Subject Area Atmospheric Science
Term from 2012 to 2013
Project identifier Deutsche Forschungsgemeinschaft (DFG) - Project number 213927912
 
Final Report Year 2013

Final Report Abstract

This report presents an examination of a two-dimensional snapshot of the chemical composition and structure of the extra-tropical upper troposphere and lower stratosphere (UT/LS) close to the subtropical jet. Using spatially highly resolved radiance measurements taken by the CRISTA-NF infrared limb-sounder on the 29th of July 2009, the first highly-resolved cross-sections of the complex layered structure of the extratropical transition layer and UT/LS could be produced. The evaluation of limb radiance measurements employs a novel cross-section retrieval that is able to dampen noise and produce vertically higher resolved results than conventional procedures. This allows the production of trace gas cross-sections with an unprecedented vertical resolution of down to 0.3 km with a more typical 0.5 km for most of the cross-sections and species. The spatial distribution of the retrieved trace gases O3, PAN, and HNO3 are discussed as they can be used best to identify the chemical association of air parcels with troposphere and stratosphere. The observations show an intricate filamentary structure in the discussed species with a vertical extent of less than 0.8 km and a horizontal extent of about 200 km across the subtropical jet. The relationship between PAN and O3 displays four distinct groups of chemically distinct air: polluted subtropical tropospheric air, clean tropical upper-tropospheric air, air from the lowermost stratosphere, and air from the overworld. These categories allow assignment of air parcels to dominantly tropospheric and stratospheric branches in tracer-tracer space.
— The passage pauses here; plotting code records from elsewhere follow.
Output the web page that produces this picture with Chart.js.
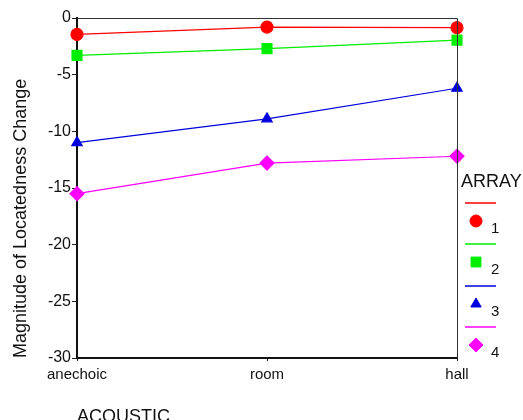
<!DOCTYPE html>
<html>
<head>
<meta charset="utf-8">
<script src="https://cdn.jsdelivr.net/npm/chart.js@4/dist/chart.umd.min.js"></script>
<style>
    html, body { margin: 0; padding: 0; background: #fff; }
    #wrap { width: 523px; height: 420px; position: relative; }
</style>
</head>
<body>
<div id="wrap"><canvas id="chart"></canvas></div>
<script>

// ==========================
// Data
// ==========================

const acoustic = ["anechoic", "room", "hall"];

const array1 = [-1.45, -0.8, -0.85];
const array2 = [-3.3, -2.7, -1.95];
const array3 = [-11.0, -8.9, -6.2];
const array4 = [-15.5, -12.8, -12.2];

const seriesNames = ["1", "2", "3", "4"];
const seriesColors = ["#ff0000", "#00ee00", "#0000dd", "#ff00ff"];
const yTicks = [0, -5, -10, -15, -20, -25, -30];

const FONT = "'Liberation Sans', Arial, sans-serif";

// ==========================
// Box + legend plugin
// ==========================

const boxAndLegend = {
    id: "boxAndLegend",
    afterDraw(chart) {
        const ctx = chart.ctx;
        const a = chart.chartArea;

        // top + right border
        ctx.save();
        ctx.strokeStyle = "#333";
        ctx.lineWidth = 1;
        ctx.beginPath();
        ctx.moveTo(a.left, a.top + 0.5);
        ctx.lineTo(a.right + 0.5, a.top + 0.5);
        ctx.lineTo(a.right + 0.5, a.bottom);
        ctx.stroke();

        // legend
        ctx.fillStyle = "#111";
        ctx.font = "18px " + FONT;
        ctx.textBaseline = "middle";
        ctx.textAlign = "left";
        ctx.fillText("ARRAY", 461, 182);

        chart.data.datasets.forEach((ds, i) => {
            const y0 = Math.round(203 + i * 41.3);
            const color = seriesColors[i];

            ctx.strokeStyle = color;
            ctx.lineWidth = 1.5;
            ctx.beginPath();
            ctx.moveTo(465, y0);
            ctx.lineTo(496, y0);
            ctx.stroke();

            ctx.fillStyle = color;
            ctx.strokeStyle = color;
            ctx.lineWidth = 1;
            Chart.helpers.drawPoint(ctx, {
                pointStyle: ds.pointStyle,
                radius: ds.pointRadius,
                rotation: 0,
                borderWidth: 1
            }, 476, y0 + 18);

            ctx.fillStyle = "#111";
            ctx.font = "15px " + FONT;
            ctx.fillText(seriesNames[i], 491, y0 + 26);
        });

        ctx.restore();
    }
};

// ==========================
// Chart
// ==========================

function series(i, data, style, radius) {
    return {
        label: seriesNames[i],
        data: data,
        borderColor: seriesColors[i],
        backgroundColor: seriesColors[i],
        pointBackgroundColor: seriesColors[i],
        pointBorderColor: seriesColors[i],
        pointStyle: style,
        pointRadius: radius,
        pointHoverRadius: radius,
        borderWidth: 1.2,
        tension: 0
    };
}

new Chart(document.getElementById("chart"), {
    type: "line",
    data: {
        labels: acoustic,
        datasets: [
            series(0, array1, "circle", 6),
            series(1, array2, "rect", 7),
            series(2, array3, "triangle", 6),
            series(3, array4, "rectRot", 7)
        ]
    },
    options: {
        responsive: true,
        maintainAspectRatio: false,
        animation: false,
        layout: {
            padding: { top: 18, right: 66, bottom: 0, left: 0 }
        },
        plugins: {
            legend: { display: false },
            tooltip: { enabled: false }
        },
        scales: {
            x: {
                type: "category",
                offset: false,
                grid: {
                    display: true,
                    drawOnChartArea: false,
                    drawTicks: true,
                    tickLength: 3,
                    color: "#222"
                },
                border: { display: true, color: "#111", width: 2 },
                ticks: {
                    color: "#111",
                    font: { family: FONT, size: 15 },
                    padding: 5,
                    maxRotation: 0,
                    autoSkip: false
                },
                title: {
                    display: true,
                    text: "ACOUSTIC",
                    align: "start",
                    color: "#111",
                    font: { family: FONT, size: 18 },
                    padding: { top: 0, bottom: -8 }
                },
                afterFit(scale) { scale.height = 62; }
            },
            y: {
                min: -30,
                max: 0,
                afterBuildTicks(scale) {
                    scale.ticks = yTicks.map(v => ({ value: v }));
                },
                grid: {
                    display: true,
                    drawOnChartArea: false,
                    drawTicks: true,
                    tickLength: 5,
                    color: "#222"
                },
                border: { display: true, color: "#111", width: 2 },
                ticks: {
                    color: "#111",
                    font: { family: FONT, size: 16 },
                    padding: 1
                },
                title: {
                    display: true,
                    text: "Magnitude of Locatedness Change",
                    align: "start",
                    color: "#111",
                    font: { family: FONT, size: 18 },
                    padding: { top: 10, bottom: 0 }
                },
                afterFit(scale) { scale.width = 77; }
            }
        }
    },
    plugins: [boxAndLegend]
});

</script>
</body>
</html>
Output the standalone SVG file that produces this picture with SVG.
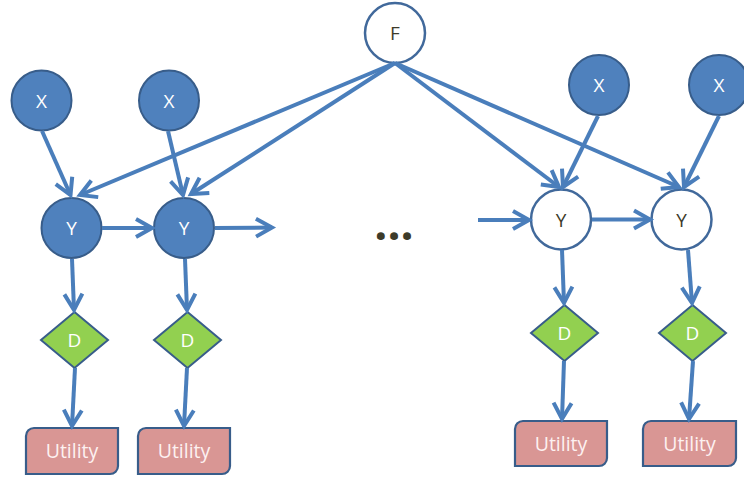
<svg xmlns="http://www.w3.org/2000/svg" width="744" height="478" viewBox="0 0 744 478">
  <style>
    .chance { fill: #4f81bd; stroke: #385d8a; stroke-width: 2; }
    .open { fill: #ffffff; stroke: #41699b; stroke-width: 2.5; }
    .decision { fill: #92d050; stroke: #385d8a; stroke-width: 2; }
    .utility { fill: #d99694; stroke: #385d8a; stroke-width: 2.2; }
    .lbl { font-family: "Open Sans", "Liberation Sans", sans-serif; font-size: 19px; text-anchor: middle; }
    .light { fill: #ffffff; }
    .dark { fill: #3d3b2a; }
    .ulbl { font-family: "Open Sans", "Liberation Sans", sans-serif; font-size: 19.5px; text-anchor: middle; fill: #fdf1f1; }
    .edge { fill: none; stroke: #4a7ebb; stroke-width: 4; marker-end: url(#arr); }
  </style>
  <defs>
    <marker id="arr" markerUnits="userSpaceOnUse" markerWidth="24" markerHeight="24" viewBox="-20 -12 24 24" refX="0" refY="0" orient="auto" overflow="visible">
      <path d="M-16,-9 L0,0 L-16,9" fill="none" stroke="#4a7ebb" stroke-width="4"/>
    </marker>
  </defs>

  <rect width="744" height="478" fill="#ffffff"/>

  <!-- shared factor -->
  <g id="F">
    <circle class="open" cx="395" cy="33" r="30"/>
    <text class="lbl dark" x="395" y="40">F</text>
  </g>

  <!-- observed inputs -->
  <g id="X1">
    <circle class="chance" cx="41.5" cy="100.5" r="30"/>
    <text class="lbl light" x="41.5" y="107.5">X</text>
  </g>
  <g id="X2">
    <circle class="chance" cx="169" cy="100.5" r="30"/>
    <text class="lbl light" x="169" y="107.5">X</text>
  </g>
  <g id="X3">
    <circle class="chance" cx="599" cy="85" r="30"/>
    <text class="lbl light" x="599" y="92">X</text>
  </g>
  <g id="X4">
    <circle class="chance" cx="719" cy="85" r="30"/>
    <text class="lbl light" x="719" y="92">X</text>
  </g>

  <!-- states -->
  <g id="Y1">
    <circle class="chance" cx="71.5" cy="228" r="30"/>
    <text class="lbl light" x="71.5" y="235">Y</text>
  </g>
  <g id="Y2">
    <circle class="chance" cx="184" cy="228" r="30"/>
    <text class="lbl light" x="184" y="235">Y</text>
  </g>
  <g id="Y3">
    <circle class="open" cx="561" cy="219.5" r="30"/>
    <text class="lbl dark" x="561" y="226.5">Y</text>
  </g>
  <g id="Y4">
    <circle class="open" cx="681.5" cy="219.5" r="30"/>
    <text class="lbl dark" x="681.5" y="226.5">Y</text>
  </g>

  <!-- decisions -->
  <g id="D1">
    <polygon class="decision" points="74.5,312 108,340 74.5,368 41,340"/>
    <text class="lbl light" x="74.5" y="347">D</text>
  </g>
  <g id="D2">
    <polygon class="decision" points="187.5,312 221,340 187.5,368 154,340"/>
    <text class="lbl light" x="187.5" y="347">D</text>
  </g>
  <g id="D3">
    <polygon class="decision" points="564.5,305 598,333 564.5,361 531,333"/>
    <text class="lbl light" x="564.5" y="340">D</text>
  </g>
  <g id="D4">
    <polygon class="decision" points="692.5,305 726,333 692.5,361 659,333"/>
    <text class="lbl light" x="692.5" y="340">D</text>
  </g>

  <!-- utilities: rounded top-left and bottom-right corners -->
  <g id="U1">
    <path class="utility" d="M34,428 H118 V466 A8,8 0 0 1 110,474 H26 V436 A8,8 0 0 1 34,428 Z"/>
    <text class="ulbl" x="72" y="458">Utility</text>
  </g>
  <g id="U2">
    <path class="utility" d="M146,428 H230 V466 A8,8 0 0 1 222,474 H138 V436 A8,8 0 0 1 146,428 Z"/>
    <text class="ulbl" x="184" y="458">Utility</text>
  </g>
  <g id="U3">
    <path class="utility" d="M523,421 H607 V458 A8,8 0 0 1 599,466 H515 V429 A8,8 0 0 1 523,421 Z"/>
    <text class="ulbl" x="561" y="450.5">Utility</text>
  </g>
  <g id="U4">
    <path class="utility" d="M651,421 H736 V458 A8,8 0 0 1 728,466 H643 V429 A8,8 0 0 1 651,421 Z"/>
    <text class="ulbl" x="689.5" y="450.5">Utility</text>
  </g>

  <!-- omitted middle steps -->
  <text id="ellipsis" x="394" y="239.5" font-family="'Open Sans', 'Liberation Sans', sans-serif" font-size="46" font-weight="bold" text-anchor="middle" fill="#3d3b2a">...</text>

  <g id="connectors">
    <line class="edge" x1="42" y1="131" x2="70.5" y2="195"/>
    <line class="edge" x1="168" y1="131" x2="183" y2="195"/>
    <line class="edge" x1="395" y1="63" x2="80" y2="195"/>
    <line class="edge" x1="395" y1="63" x2="191" y2="194"/>
    <line class="edge" x1="395" y1="63" x2="559" y2="187"/>
    <line class="edge" x1="395" y1="63" x2="679" y2="187"/>
    <line class="edge" x1="598" y1="116" x2="563" y2="187"/>
    <line class="edge" x1="719" y1="116" x2="684" y2="187"/>

    <line class="edge" x1="102" y1="228" x2="152" y2="228"/>
    <line class="edge" x1="215" y1="228" x2="272" y2="227.5"/>
    <line class="edge" x1="478" y1="220" x2="529" y2="220"/>
    <line class="edge" x1="592" y1="219.5" x2="650" y2="219.5"/>

    <line class="edge" x1="72" y1="259" x2="74" y2="310"/>
    <line class="edge" x1="185" y1="259" x2="187" y2="310"/>
    <line class="edge" x1="562" y1="250" x2="564" y2="303"/>
    <line class="edge" x1="688" y1="250" x2="692" y2="303"/>

    <line class="edge" x1="75" y1="368" x2="72" y2="426"/>
    <line class="edge" x1="187" y1="368" x2="184" y2="426"/>
    <line class="edge" x1="564" y1="361" x2="562" y2="419"/>
    <line class="edge" x1="693" y1="361" x2="689" y2="419"/>
  </g>
</svg>
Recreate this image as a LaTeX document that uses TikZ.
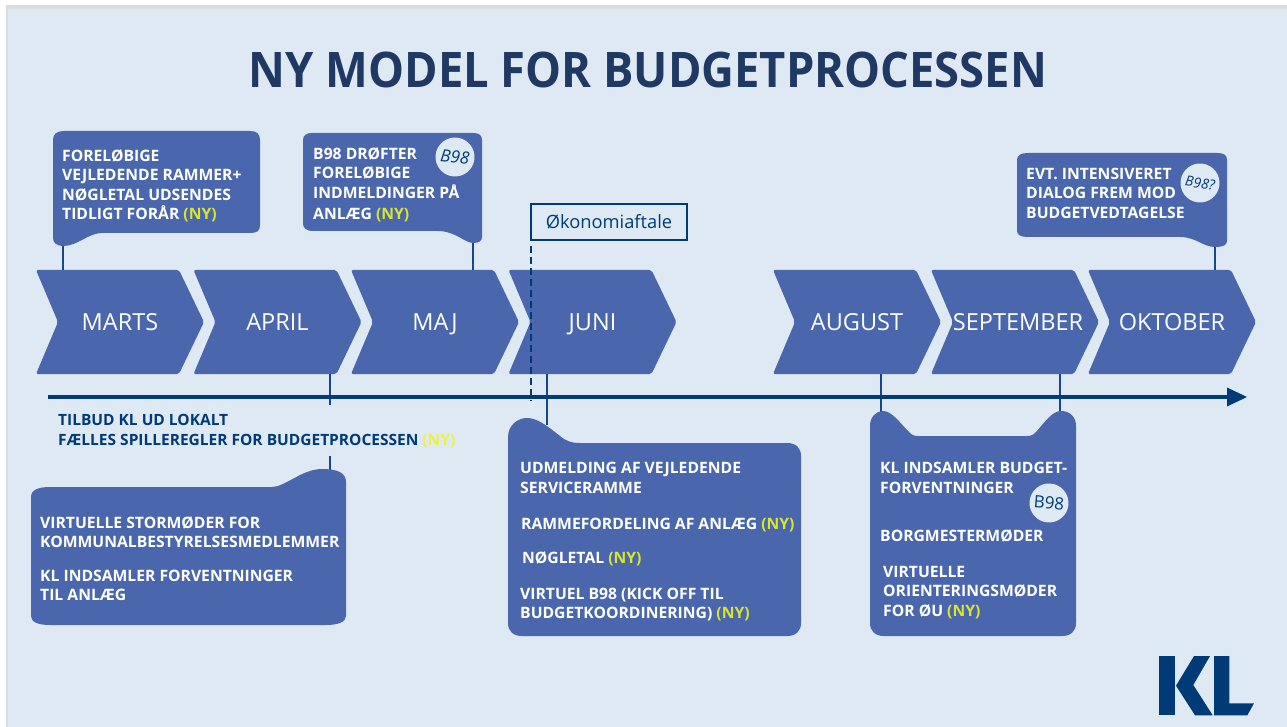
\documentclass[tikz,border=0pt]{standalone}
\usepackage{graphicx}
\usepackage{fontspec}
\setmainfont{Open Sans}
\definecolor{bgc}{HTML}{DFE9F4}
\definecolor{blk}{HTML}{4A66AC}
\definecolor{navy}{HTML}{003B78}
\definecolor{title}{HTML}{1F3864}
\definecolor{nyin}{HTML}{D9E52E}
\definecolor{nyout}{HTML}{EEF04A}
\definecolor{stripc}{HTML}{DCDCDC}
\newcommand{\NY}{\textcolor{nyin}{(NY)}}
\tikzset{
  blockshape/.style={fill=blk,draw=none},
  chevshape/.style={fill=blk,draw=none,rounded corners=2pt},
  monthlabel/.style={text=white,font=\fontsize{23.5}{27}\selectfont,inner sep=0pt,anchor=base},
  boxtext/.style={text=white,font=\bfseries\fontsize{15.7}{19.4}\selectfont,align=left,anchor=west,inner sep=0pt},
  linktext/.style={text=navy,font=\bfseries\fontsize{15.5}{20}\selectfont,align=left,anchor=west,inner sep=0pt},
  link/.style={draw=navy!70!blk,line width=1.5pt},
  badge/.style={circle,fill=bgc,minimum size=39pt,inner sep=0pt,text=navy,font=\itshape\fontsize{17}{20}\selectfont},
}
\newcommand{\chev}[4][0]{%
  \path[chevshape] (#2,270) -- ++(143,0) -- ++(25,52) -- ++(-25,52) -- ++(-143,0) -- ++(22,-52) -- cycle;
  \node[monthlabel] (#3) at (#2+84+#1,330.5) {#4};
}
\begin{document}
\begin{tikzpicture}[x=1pt,y=-1pt]
\useasboundingbox (0,0) rectangle (1287,727);
\fill[white] (0,0) rectangle (1287,727);
\fill[bgc] (6,7) rectangle (1287,727);
\fill[stripc] (6,5) rectangle (1287,9);
\fill[stripc] (6,5) rectangle (7.5,727);
\node[text=title,font=\bfseries\fontsize{49}{56}\selectfont,inner sep=0pt] (heading) at (648,70) {\scalebox{0.925}[1]{NY MODEL FOR BUDGETPROCESSEN}};
% named ends of the connectors
\coordinate (c1a) at (63,246); \coordinate (c1b) at (63,270);
\coordinate (c2a) at (473,243); \coordinate (c2b) at (473,270);
\coordinate (c3a) at (330,374); \coordinate (c3b) at (330,405);
\coordinate (c3c) at (330,456); \coordinate (c3d) at (330,470);
\coordinate (c4a) at (547,374); \coordinate (c4b) at (547,425);
\coordinate (c5a) at (881,374); \coordinate (c5b) at (881,412);
\coordinate (c6a) at (1060,374); \coordinate (c6b) at (1060,412);
\coordinate (c7a) at (1215,247); \coordinate (c7b) at (1215,270);
\coordinate (axl) at (48,397); \coordinate (axr) at (1227,397);
\coordinate (dasha) at (531,246); \coordinate (dashb) at (531,401);
% chevrons
\chev{36}{marts}{MARTS}
\chev{193.5}{april}{APRIL}
\chev{351}{maj}{MAJ}
\chev{508.5}{juni}{JUNI}
\chev{773}{august}{AUGUST}
\chev[3]{931}{september}{SEPTEMBER}
\chev{1088}{oktober}{OKTOBER}
% connectors
\foreach \a/\b in {c1a/c1b,c2a/c2b,c3a/c3b,c3c/c3d,c4a/c4b,c5a/c5b,c6a/c6b,c7a/c7b}
  \draw[link] (\a) -- (\b);
% axis
\draw[navy,line width=3.6pt] (axl) -- (axr);
\fill[navy] (axr) ++(0,-9.5) -- ++(20,9.5) -- ++(-20,9.5) -- cycle;
% callouts above
\path[blockshape] (53,140) .. controls (53,134) and (57,131) .. (64,131) -- (250,131) .. controls (257,131) and (260,134) .. (260,140) -- (260,225) .. controls (260,231) and (257,233) .. (250,233) -- (102,233) .. controls (88,233) and (78,246) .. (63,246) .. controls (57,246) and (53,243) .. (53,238) -- cycle;
\path[blockshape] (303,140) .. controls (303,135) and (307,133) .. (312,133) -- (473,133) .. controls (479,133) and (482,135) .. (482,140) -- (482,237) .. controls (482,241) and (479,243) .. (473,243) .. controls (465,243) and (455,231) .. (438,231) -- (312,231) .. controls (307,231) and (303,228) .. (303,224) -- cycle;
\path[blockshape] (1017,160) .. controls (1017,155) and (1021,153) .. (1028,153) -- (1217,153) .. controls (1224,153) and (1227,155) .. (1227,160) -- (1227,241) .. controls (1227,245) and (1223,247) .. (1215,247) .. controls (1203,247) and (1196,237) .. (1180,237) -- (1028,237) .. controls (1021,237) and (1017,235) .. (1017,231) -- cycle;
% blocks below
\path[blockshape] (31,497) .. controls (31,490) and (38,487) .. (50,487) -- (272,487) .. controls (285,487) and (302,469) .. (322,469) .. controls (338,469) and (346,473) .. (346,482) -- (346,616) .. controls (346,622) and (338,625) .. (326,625) -- (50,625) .. controls (38,625) and (31,622) .. (31,616) -- cycle;
\path[blockshape] (508,437) .. controls (508,425) and (518,418) .. (527,418) .. controls (537,418) and (546,425) .. (560,436) .. controls (566,441) and (571,443) .. (580,443) -- (787,443) .. controls (796,443) and (801,448) .. (801,456) -- (801,623) .. controls (801,631) and (796,636) .. (787,636) -- (522,636) .. controls (513,636) and (508,631) .. (508,623) -- cycle;
\path[blockshape] (870,426) .. controls (870,417) and (876,411) .. (883,411) .. controls (892,411) and (900,423) .. (909,432) .. controls (912,435) and (914,436) .. (918,436) -- (1027,436) .. controls (1031,436) and (1033,435) .. (1036,432) .. controls (1044,423) and (1052,411) .. (1061,411) .. controls (1070,411) and (1076,417) .. (1076,426) -- (1076,623) .. controls (1076,631) and (1071,636) .. (1062,636) -- (884,636) .. controls (875,636) and (870,631) .. (870,623) -- cycle;
% Oekonomiaftale
\node[draw=navy,line width=1.6pt,fill=none,text=navy,minimum width=156pt,minimum height=36pt,inner sep=0pt,font=\fontsize{18.3}{22}\selectfont] (oek) at (609,222) {Økonomiaftale};
\draw[navy,line width=1.8pt,dash pattern=on 7pt off 4pt] (dasha) -- (dashb);
% texts
\node[boxtext] (t1) at (62,186) {FORELØBIGE\\VEJLEDENDE RAMMER+\\NØGLETAL UDSENDES\\TIDLIGT FORÅR \NY};
\node[boxtext] (t2) at (313,173) {B98 DRØFTER\\FORELØBIGE\\INDMELDINGER PÅ};
\node[boxtext] (t2b) at (313,215) {ANLÆG \NY};
\node[boxtext] (t7) at (1026,193) {EVT. INTENSIVERET\\DIALOG FREM MOD\\BUDGETVEDTAGELSE};
\node[linktext] (t3) at (58,431.5) {TILBUD KL UD LOKALT\\FÆLLES SPILLEREGLER FOR BUDGETPROCESSEN \textcolor{nyout}{(NY)}};
\node[boxtext] (t4) at (40,532) {VIRTUELLE STORMØDER FOR\\KOMMUNALBESTYRELSESMEDLEMMER};
\node[boxtext] (t5) at (40,585.5) {KL INDSAMLER FORVENTNINGER\\TIL ANLÆG};
\node[boxtext] (t8) at (520,478) {UDMELDING AF VEJLEDENDE\\SERVICERAMME};
\node[boxtext] (t9) at (521,525) {RAMMEFORDELING AF ANLÆG \NY};
\node[boxtext] (t10) at (522,559) {NØGLETAL \NY};
\node[boxtext] (t11) at (520,604.5) {VIRTUEL B98 (KICK OFF TIL\\BUDGETKOORDINERING) \NY};
\node[boxtext] (t12) at (880,478) {KL INDSAMLER BUDGET-\\FORVENTNINGER};
\node[boxtext] (t13) at (880,536) {BORGMESTERMØDER};
\node[boxtext] (t14) at (883,592.5) {VIRTUELLE\\ORIENTERINGSMØDER\\FOR ØU \NY};
% badges
\node[badge,rotate=-6] (b1) at (455,157) {B98};
\node[badge,rotate=-5,font=\fontsize{17}{20}\selectfont] (b2) at (1049,503) {B98};
\node[badge,rotate=-8,font=\itshape\fontsize{14}{16}\selectfont] (b3) at (1200,183) {B98?};
% logo
\fill[navy] (1159.3,656) -- (1175,656) -- (1175,715.3) -- (1159.3,715.3) -- cycle;
\fill[navy] (1194,656) -- (1210,656) -- (1193.3,685) -- (1212.7,715.3) -- (1195,715.3) -- (1176,685.7) -- cycle;
\fill[navy] (1214,656) -- (1229.3,656) -- (1229.3,703.3) -- (1254,703.3) -- (1247.3,715.3) -- (1214,715.3) -- cycle;
\end{tikzpicture}
\end{document}
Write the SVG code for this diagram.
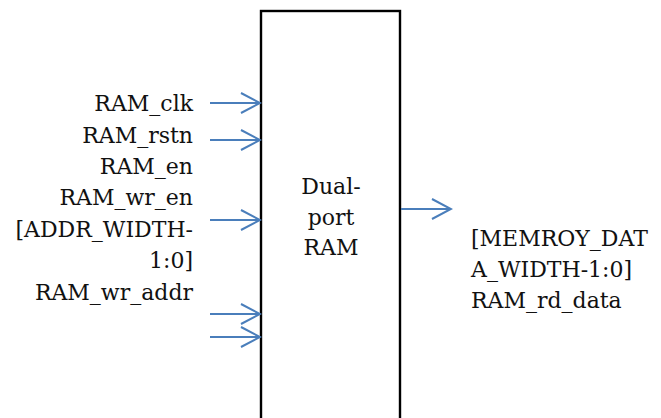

Air parcels not assigned to either branch are part of the two-way exchange between the troposphere and stratosphere and allow an estimation of the state and spatial distribution of mixing in the UT/LS. Some questions remain open. From the available data cannot be concluded, if the filamentary structure represents irreversible mixing. It is not clear, if the observed fine structure influences the speed of chemical processes in the UT/LS. Many global Chemistry-Climate models employ a vertical resolution insufficient for the representation of such structures. Would this therefore require changes to the gridding or the parameterisations of such models? Only further measurements of a larger spatial and temporal scale can answer such questions.